Although we've never been in situations where we had to push someone off a bridge to stop a train, I'm sure we've had moments where we had to figuratively "sacrifice" someone else (or their time or the relationship you have with them) for the benefit of others (or yourself). There are statewide issues - the pandemic being a prime modern example - that requires the prioritization of a body of people of another. Without an "ethical code" or some religion that everyone adheres to, it's downright impossible to figure out what is right and to have the masses follow to such definitions of what is "right." In some ways, although most of the progress we made as humanity in recent times should be celebrated, the constant questioning and over access to information as well as this idea that EVERYONE'S ideologies, rules of conduct and ethical compasses should be expressed and discussed may not be the most efficient nor beneficial world to live in - as optionality nor fragmentation is always the solution, especially when it comes to a set of rules or a baseline for the decisions we make so often that leads to a butterfly effect of serious consequences. For society and humanity to make progress, we need to hold on to and emphasize the one thing that sets us apart (at least in my opinion, partly enhanced by Sapiens), which is our ability to act on the intangible, which "definition of justice" falls into.

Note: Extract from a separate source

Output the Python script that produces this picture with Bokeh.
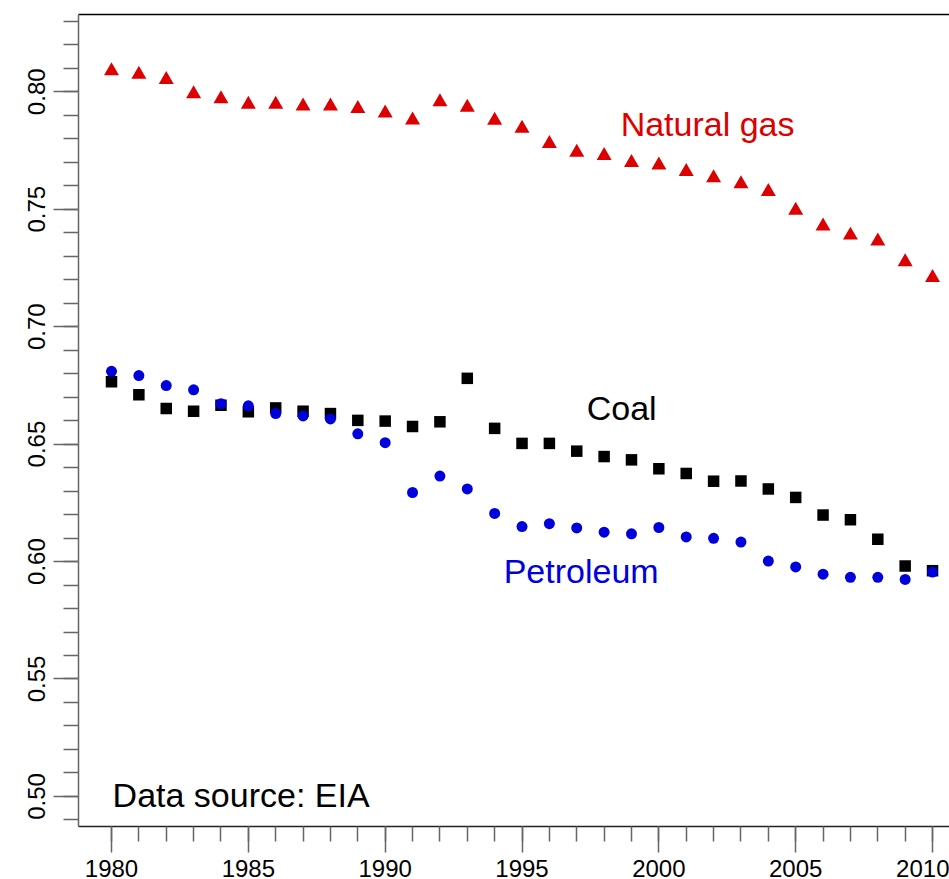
from bokeh.plotting import figure
from bokeh.models import (ColumnDataSource, FixedTicker, LinearAxis, Range1d, Label)
from bokeh.embed import file_html
from bokeh.resources import INLINE

# ---- data ----
years = list(range(1980, 2011))

natural_gas = [0.8089, 0.8074, 0.8052, 0.7991, 0.7970, 0.7946, 0.7946, 0.7939,
               0.7939, 0.7928, 0.7909, 0.7879, 0.7957, 0.7933, 0.7878, 0.7844,
               0.7779, 0.7742, 0.7728, 0.7698, 0.7688, 0.7660, 0.7633, 0.7608,
               0.7575, 0.7495, 0.7428, 0.7389, 0.7364, 0.7276, 0.7209]

coal = [0.6766, 0.6710, 0.6652, 0.6640, 0.6665, 0.6638, 0.6654, 0.6640,
        0.6630, 0.6601, 0.6598, 0.6575, 0.6595, 0.6780, 0.6567, 0.6503,
        0.6503, 0.6470, 0.6447, 0.6433, 0.6395, 0.6375, 0.6342, 0.6343,
        0.6309, 0.6273, 0.6198, 0.6178, 0.6095, 0.5981, 0.5961]

petroleum = [0.6810, 0.6792, 0.6749, 0.6731, 0.6672, 0.6663, 0.6630, 0.6620,
             0.6607, 0.6544, 0.6506, 0.6294, 0.6364, 0.6309, 0.6205, 0.6149,
             0.6161, 0.6143, 0.6125, 0.6118, 0.6145, 0.6105, 0.6099, 0.6083,
             0.6002, 0.5977, 0.5946, 0.5933, 0.5933, 0.5924, 0.5955]

x_major_ticks = [1980, 1985, 1990, 1995, 2000, 2005, 2010]
x_tick_labels = ["1980", "1985", "1990", "1995", "2000", "2005", "2010"]
y_major_ticks = [0.50, 0.55, 0.60, 0.65, 0.70, 0.75, 0.80]
y_tick_labels = ["0.50", "0.55", "0.60", "0.65", "0.70", "0.75", "0.80"]
y_minor_ticks = [round(0.49 + 0.01 * i, 2) for i in range(35)]

series_names = ["Natural gas", "Coal", "Petroleum"]
source_note = "Data source: EIA"

RED = "#dd0000"
BLUE = "#0000dd"
BLACK = "#000000"
FONT = "Liberation Sans"

src = ColumnDataSource(dict(year=years, gas=natural_gas, coal=coal, pet=petroleum))

p = figure(width=949, height=879, output_backend="svg", toolbar_location=None,
           x_range=Range1d(1978.794, 2010.62), y_range=Range1d(0.4872, 0.8329),
           x_axis_type=None, y_axis_type=None,
           min_border_left=78, min_border_right=0, min_border_top=14,
           min_border_bottom=0)
p.outline_line_color = None
p.xgrid.visible = False
p.ygrid.visible = False
p.background_fill_color = "white"
p.border_fill_color = "white"

# bottom axis
xa = LinearAxis(ticker=FixedTicker(ticks=x_major_ticks, minor_ticks=years))
xa.major_label_overrides = {t: l for t, l in zip(x_major_ticks, x_tick_labels)}
xa.axis_line_color = "#222222"
xa.axis_line_width = 1.5
xa.major_tick_line_color = "#666666"
xa.minor_tick_line_color = "#666666"
xa.major_tick_line_width = 1.5
xa.minor_tick_line_width = 1.5
xa.major_tick_in = 0
xa.minor_tick_in = 0
xa.major_tick_out = 26
xa.minor_tick_out = 15
xa.major_label_standoff = 7
xa.major_label_text_font = FONT
xa.major_label_text_font_size = "24px"
xa.major_label_text_color = BLACK
p.add_layout(xa, "below")

# left axis
ya = LinearAxis(ticker=FixedTicker(ticks=y_major_ticks, minor_ticks=y_minor_ticks))
ya.major_label_overrides = {t: l for t, l in zip(y_major_ticks, y_tick_labels)}
ya.axis_line_color = "#666666"
ya.axis_line_width = 1.5
ya.major_tick_line_color = "#666666"
ya.minor_tick_line_color = "#666666"
ya.major_tick_line_width = 1.5
ya.minor_tick_line_width = 1.5
ya.major_tick_in = 0
ya.minor_tick_in = 0
ya.major_tick_out = 25
ya.minor_tick_out = 15
ya.major_label_standoff = 8
ya.major_label_orientation = "vertical"
ya.major_label_text_font = FONT
ya.major_label_text_font_size = "24px"
ya.major_label_text_color = BLACK
p.add_layout(ya, "left")

# top border line
ta = LinearAxis(ticker=FixedTicker(ticks=[], minor_ticks=[]))
ta.axis_line_color = "#000000"
ta.axis_line_width = 1.5
ta.major_tick_out = 0
ta.minor_tick_out = 0
ta.major_tick_in = 0
ta.minor_tick_in = 0
ta.major_label_text_font_size = "0px"
ta.major_label_standoff = 0
p.add_layout(ta, "above")

# markers
p.scatter("year", "gas", source=src, marker="triangle", size=15,
          fill_color=RED, line_color=None)
p.scatter("year", "coal", source=src, marker="square", size=11.5,
          fill_color=BLACK, line_color=None)
p.scatter("year", "pet", source=src, marker="circle", size=11,
          fill_color=BLUE, line_color=None)

# series labels
p.add_layout(Label(x=2001.78, y=0.7861, text=series_names[0], text_color=RED,
                   text_font=FONT, text_font_size="34px", text_align="center",
                   text_baseline="alphabetic"))
p.add_layout(Label(x=1998.64, y=0.6654, text=series_names[1], text_color=BLACK,
                   text_font=FONT, text_font_size="34px", text_align="center",
                   text_baseline="alphabetic"))
p.add_layout(Label(x=1997.16, y=0.5958, text=series_names[2], text_color=BLUE,
                   text_font=FONT, text_font_size="34px", text_align="center",
                   text_baseline="alphabetic"))
p.add_layout(Label(x=1980.04, y=0.5006, text=source_note, text_color=BLACK,
                   text_font=FONT, text_font_size="34px", text_align="left",
                   text_baseline="alphabetic"))

open("out.html", "w").write(file_html(p, INLINE))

I don't think it's wrong to question the justice system (not necessarily the legal system, but literally the system that we agree on as human beings as the right things to do) - in fact, this is essential in any society that's "improving." However, constantly questioning what is right without fully diving into how society performs under a set of standards just to be progressive doesn't get you anywhere as there will be no proof of concept (apologies for using these puzzwords here). It takes years, if not centuries to understand whether or not a rulebook for ethics works out for a society or not and my concern is that currently we're coming up with new rules for what is right on the daily and there's no time to discern whether or not something works or not, and furthermore what works for the most people as opposed to just the vocal folks. I'm pretty clear what the right thing to do based on the Bible, but I'm also of the belief that if my faith is as real as I think it is, then it should also be applicable to those that don't believe. I hope finishing this book better equips me to have these conversations and I look forward to recognizing what the right thing to do is.